__TASK BRIEF__:
Carry none of the pictures over; write out the complete data exactly.
═════ SOURCE DATA ═════
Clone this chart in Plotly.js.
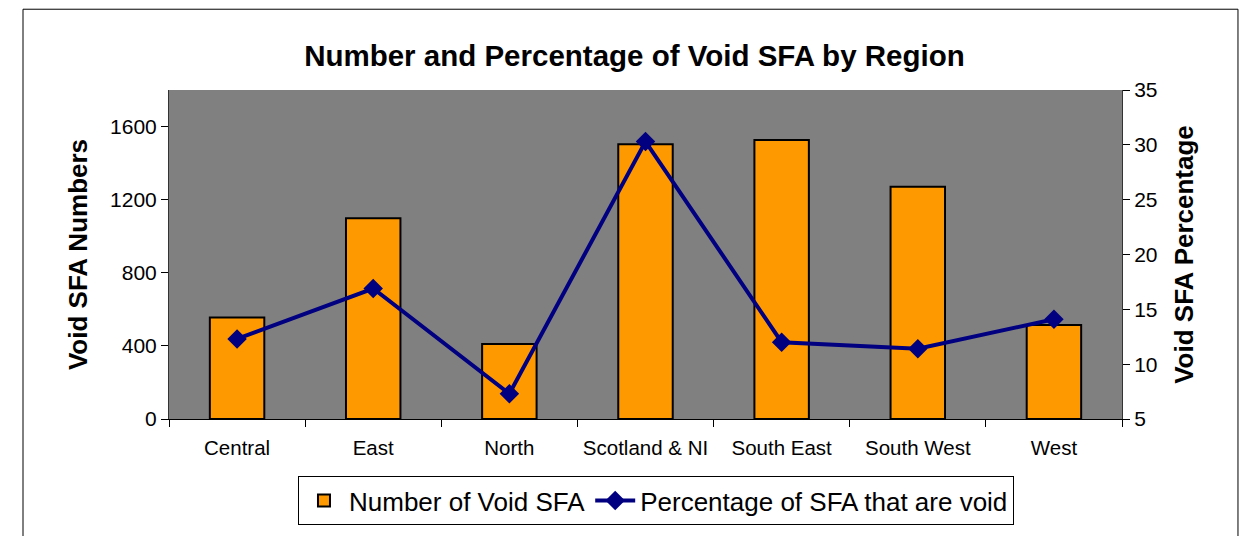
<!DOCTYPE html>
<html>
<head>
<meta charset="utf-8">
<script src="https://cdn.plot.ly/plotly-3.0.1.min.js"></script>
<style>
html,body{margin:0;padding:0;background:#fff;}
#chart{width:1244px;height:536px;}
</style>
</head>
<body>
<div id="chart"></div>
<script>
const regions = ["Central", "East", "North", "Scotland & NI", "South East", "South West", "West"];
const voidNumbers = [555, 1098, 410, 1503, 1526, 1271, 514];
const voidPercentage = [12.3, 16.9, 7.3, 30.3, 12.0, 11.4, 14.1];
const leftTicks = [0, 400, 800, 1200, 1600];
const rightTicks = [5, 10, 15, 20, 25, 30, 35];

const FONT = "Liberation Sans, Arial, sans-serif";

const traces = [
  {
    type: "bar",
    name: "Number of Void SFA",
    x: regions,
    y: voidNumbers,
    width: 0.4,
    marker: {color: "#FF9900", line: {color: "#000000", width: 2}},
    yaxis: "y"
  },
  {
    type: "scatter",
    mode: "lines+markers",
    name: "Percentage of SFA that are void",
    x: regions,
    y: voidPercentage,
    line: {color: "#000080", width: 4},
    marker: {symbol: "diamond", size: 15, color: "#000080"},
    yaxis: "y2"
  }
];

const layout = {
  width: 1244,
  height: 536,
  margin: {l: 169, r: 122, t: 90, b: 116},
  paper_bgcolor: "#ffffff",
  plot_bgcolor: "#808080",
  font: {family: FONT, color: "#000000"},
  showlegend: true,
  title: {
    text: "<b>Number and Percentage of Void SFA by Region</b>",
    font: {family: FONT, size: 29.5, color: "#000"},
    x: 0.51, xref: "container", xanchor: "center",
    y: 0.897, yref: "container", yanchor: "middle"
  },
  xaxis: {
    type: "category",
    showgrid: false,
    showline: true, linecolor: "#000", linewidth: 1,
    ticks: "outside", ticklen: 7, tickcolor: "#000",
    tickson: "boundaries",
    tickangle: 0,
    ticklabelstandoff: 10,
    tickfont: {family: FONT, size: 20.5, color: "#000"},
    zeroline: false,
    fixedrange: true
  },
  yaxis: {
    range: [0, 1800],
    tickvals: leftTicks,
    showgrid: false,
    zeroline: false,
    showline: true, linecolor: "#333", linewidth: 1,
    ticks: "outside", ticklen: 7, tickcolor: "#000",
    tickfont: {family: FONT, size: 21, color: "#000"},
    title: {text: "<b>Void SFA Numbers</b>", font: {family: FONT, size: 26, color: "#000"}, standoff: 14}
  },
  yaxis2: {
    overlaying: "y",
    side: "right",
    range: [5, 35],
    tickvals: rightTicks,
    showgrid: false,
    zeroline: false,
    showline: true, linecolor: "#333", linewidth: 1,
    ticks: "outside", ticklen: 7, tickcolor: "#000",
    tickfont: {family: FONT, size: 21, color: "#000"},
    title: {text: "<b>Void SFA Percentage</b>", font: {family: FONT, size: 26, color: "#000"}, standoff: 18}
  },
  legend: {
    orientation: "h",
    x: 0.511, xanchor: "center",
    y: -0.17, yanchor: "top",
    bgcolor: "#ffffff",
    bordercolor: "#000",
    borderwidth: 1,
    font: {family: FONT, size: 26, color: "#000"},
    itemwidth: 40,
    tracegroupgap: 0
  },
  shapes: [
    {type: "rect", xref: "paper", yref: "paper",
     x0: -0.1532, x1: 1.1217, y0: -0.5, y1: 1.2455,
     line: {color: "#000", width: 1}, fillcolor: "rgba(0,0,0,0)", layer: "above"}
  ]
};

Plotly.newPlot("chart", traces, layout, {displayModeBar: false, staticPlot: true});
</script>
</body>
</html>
═════
__SOLUTION TO THE EXERCISE__:
Clone this chart in Plotly.js.
<!DOCTYPE html>
<html>
<head>
<meta charset="utf-8">
<script src="https://cdn.plot.ly/plotly-3.0.1.min.js"></script>
<style>
html,body{margin:0;padding:0;background:#fff;}
#chart{width:1244px;height:536px;}
</style>
</head>
<body>
<div id="chart"></div>
<script>
const regions = ["Central", "East", "North", "Scotland & NI", "South East", "South West", "West"];
const voidNumbers = [555, 1098, 410, 1503, 1526, 1271, 514];
const voidPercentage = [12.3, 16.9, 7.3, 30.3, 12.0, 11.4, 14.1];
const leftTicks = [0, 400, 800, 1200, 1600];
const rightTicks = [5, 10, 15, 20, 25, 30, 35];

const FONT = "Liberation Sans, Arial, sans-serif";

const traces = [
  {
    type: "bar",
    name: "Number of Void SFA",
    x: regions,
    y: voidNumbers,
    width: 0.4,
    marker: {color: "#FF9900", line: {color: "#000000", width: 2}},
    yaxis: "y"
  },
  {
    type: "scatter",
    mode: "lines+markers",
    name: "Percentage of SFA that are void",
    x: regions,
    y: voidPercentage,
    line: {color: "#000080", width: 4},
    marker: {symbol: "diamond", size: 15, color: "#000080"},
    yaxis: "y2"
  }
];

const layout = {
  width: 1244,
  height: 536,
  margin: {l: 169, r: 122, t: 90, b: 116},
  paper_bgcolor: "#ffffff",
  plot_bgcolor: "#808080",
  font: {family: FONT, color: "#000000"},
  showlegend: true,
  title: {
    text: "<b>Number and Percentage of Void SFA by Region</b>",
    font: {family: FONT, size: 29.5, color: "#000"},
    x: 0.51, xref: "container", xanchor: "center",
    y: 0.897, yref: "container", yanchor: "middle"
  },
  xaxis: {
    type: "category",
    showgrid: false,
    showline: true, linecolor: "#000", linewidth: 1,
    ticks: "outside", ticklen: 7, tickcolor: "#000",
    tickson: "boundaries",
    tickangle: 0,
    ticklabelstandoff: 10,
    tickfont: {family: FONT, size: 20.5, color: "#000"},
    zeroline: false,
    fixedrange: true
  },
  yaxis: {
    range: [0, 1800],
    tickvals: leftTicks,
    showgrid: false,
    zeroline: false,
    showline: true, linecolor: "#333", linewidth: 1,
    ticks: "outside", ticklen: 7, tickcolor: "#000",
    tickfont: {family: FONT, size: 21, color: "#000"},
    title: {text: "<b>Void SFA Numbers</b>", font: {family: FONT, size: 26, color: "#000"}, standoff: 14}
  },
  yaxis2: {
    overlaying: "y",
    side: "right",
    range: [5, 35],
    tickvals: rightTicks,
    showgrid: false,
    zeroline: false,
    showline: true, linecolor: "#333", linewidth: 1,
    ticks: "outside", ticklen: 7, tickcolor: "#000",
    tickfont: {family: FONT, size: 21, color: "#000"},
    title: {text: "<b>Void SFA Percentage</b>", font: {family: FONT, size: 26, color: "#000"}, standoff: 18}
  },
  legend: {
    orientation: "h",
    x: 0.511, xanchor: "center",
    y: -0.17, yanchor: "top",
    bgcolor: "#ffffff",
    bordercolor: "#000",
    borderwidth: 1,
    font: {family: FONT, size: 26, color: "#000"},
    itemwidth: 40,
    tracegroupgap: 0
  },
  shapes: [
    {type: "rect", xref: "paper", yref: "paper",
     x0: -0.1532, x1: 1.1217, y0: -0.5, y1: 1.2455,
     line: {color: "#000", width: 1}, fillcolor: "rgba(0,0,0,0)", layer: "above"}
  ]
};

Plotly.newPlot("chart", traces, layout, {displayModeBar: false, staticPlot: true});
</script>
</body>
</html>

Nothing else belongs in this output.